Data loader workflows

Initially, the application will allow for upload of data from JSON files we generate by extracting searchterms from logz.io via their OpenSearch API. When we want to load more data, we can extract up to 14 days worth of searchterms, transform the data into JSON, and upload to this system for staff to analyze. A core limitation of our initial work is that we will not be trying to load a full set of every search being done in our systems and instead focusing on whether the idea for the tool is valid. Comprehensive coverage of every search may come later if useful.

Longer term, if this tool proves to be useful, it will be important for us to automate the process to extract, transform, and load the search term data as well as build a process that will allow our algorithmic predictions of categories to be loaded. This would allow us to load every search entering the search systems we are analyzing rather than small sample sets. Staff will likely not have time to manually categorize this large set of data, but having it will be useful to test/train our future algorithms.
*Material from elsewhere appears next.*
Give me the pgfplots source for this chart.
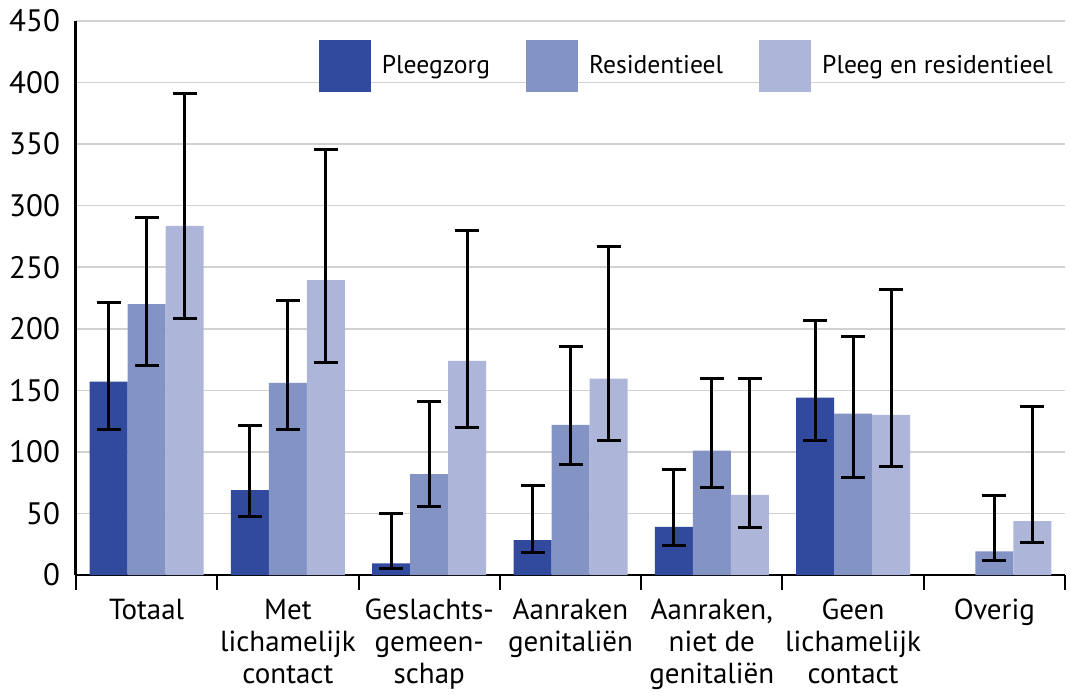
\documentclass[border=0pt]{standalone}
\usepackage{pgfplots}
\pgfplotsset{compat=1.18}
\usepackage{fontspec}
\setmainfont{PT Sans}

\definecolor{cDark}{RGB}{49,74,158}
\definecolor{cMid}{RGB}{131,147,196}
\definecolor{cLight}{RGB}{173,181,217}

\begin{document}
\begin{tikzpicture}
\begin{axis}[
    name=ax,
    scale only axis,
    width=494.5pt, height=277pt,
    xmin=-0.5, xmax=6.5,
    ymin=0, ymax=450,
    ytick={0,50,...,450},
    xtick={0,...,6},
    xticklabels={Totaal,{Met\\lichamelijk\\contact},{Geslachts-\\gemeen-\\schap},{Aanraken\\genitaliën},{Aanraken,\\niet de\\genitaliën},{Geen\\lichamelijk\\contact},Overig},
    minor xtick={-0.5,0.5,...,6.5},
    major tick length=0pt,
    minor tick length=7.5pt,
    tick align=inside,
    axis x line=bottom,
    axis y line=left,
    axis line style={-},
    y axis line style={line width=1.5pt},
    x axis line style={line width=1pt},
    minor tick style={line width=1pt, black},
    ymajorgrids,
    grid style={line width=0.75pt, color=black!18},
    ybar=0pt,
    bar width=19pt,
    /pgf/number format/assume math mode=true,
    tick label style={font=\fontsize{15.5}{16}\selectfont},
    yticklabel style={xshift=-4.5pt},
    xticklabel style={align=center, font=\fontsize{14.5}{16}\selectfont, yshift=-8.5pt},
    legend columns=3,
    legend style={
        draw=none, fill=none,
        at={(rel axis cs:0.988,0.9657)}, anchor=north east,
        font=\fontsize{12.8}{15}\selectfont,
        inner sep=0pt,
        nodes={inner sep=0pt},
        /tikz/every odd column/.append style={column sep=5.5pt},
        /tikz/every even column/.append style={column sep=18pt},
    },
    legend image code/.code={\fill[#1] (0pt,-13pt) rectangle (26pt,13pt);},
    error bars/y dir=both,
    error bars/y explicit,
    error bars/error bar style={line width=1.5pt, black},
    error bars/error mark options={rotate=90, mark size=6pt, line width=1.5pt, black},
]
\addplot[fill=cDark, draw=none] coordinates {
    (0,157) += (0,64) -= (0,39)
    (1,69)  += (0,52.5) -= (0,21.7)
    (2,9.5) += (0,40.5) -= (0,4.3)
    (3,28.3) += (0,44.7) -= (0,10.3)
    (4,39)  += (0,47) -= (0,15)
    (5,144) += (0,62.7) -= (0,35)
};
\addplot[fill=cMid, draw=none] coordinates {
    (0,220) += (0,70) -= (0,50)
    (1,156) += (0,67) -= (0,38)
    (2,82)  += (0,59) -= (0,26)
    (3,122) += (0,63.5) -= (0,32.3)
    (4,101) += (0,59) -= (0,30)
    (5,131) += (0,63) -= (0,51.6)
    (6,19.3) += (0,45.4) -= (0,7.6)
};
\addplot[fill=cLight, draw=none] coordinates {
    (0,283.6) += (0,107.4) -= (0,75.1)
    (1,239.5) += (0,106.5) -= (0,66.8)
    (2,174) += (0,106) -= (0,54.4)
    (3,159.6) += (0,106.9) -= (0,50.6)
    (4,65)  += (0,94.6) -= (0,26)
    (5,130) += (0,102) -= (0,42)
    (6,43.8) += (0,92.7) -= (0,17.4)
};
\legend{Pleegzorg,Residentieel,Pleeg en residentieel}
\end{axis}
\path ([shift={(-38pt,-60pt)}]ax.south west) rectangle ([shift={(3pt,10.5pt)}]ax.north east);
\end{tikzpicture}
\end{document}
This more complex architecture will likely end up looking a lot like our TIMDEX data pipelines so we should expect this will involve AWS Step Functions, S3 buckets, lambdas/containers and collaboration with InfraEng to build out that infrastructure. However, we should not reach for this full automation until we are certain this tool as envisioned will be useful to our organization. If so, the automation will be invaluable for us to build out; if not, the automation would have been a waste of time and resources.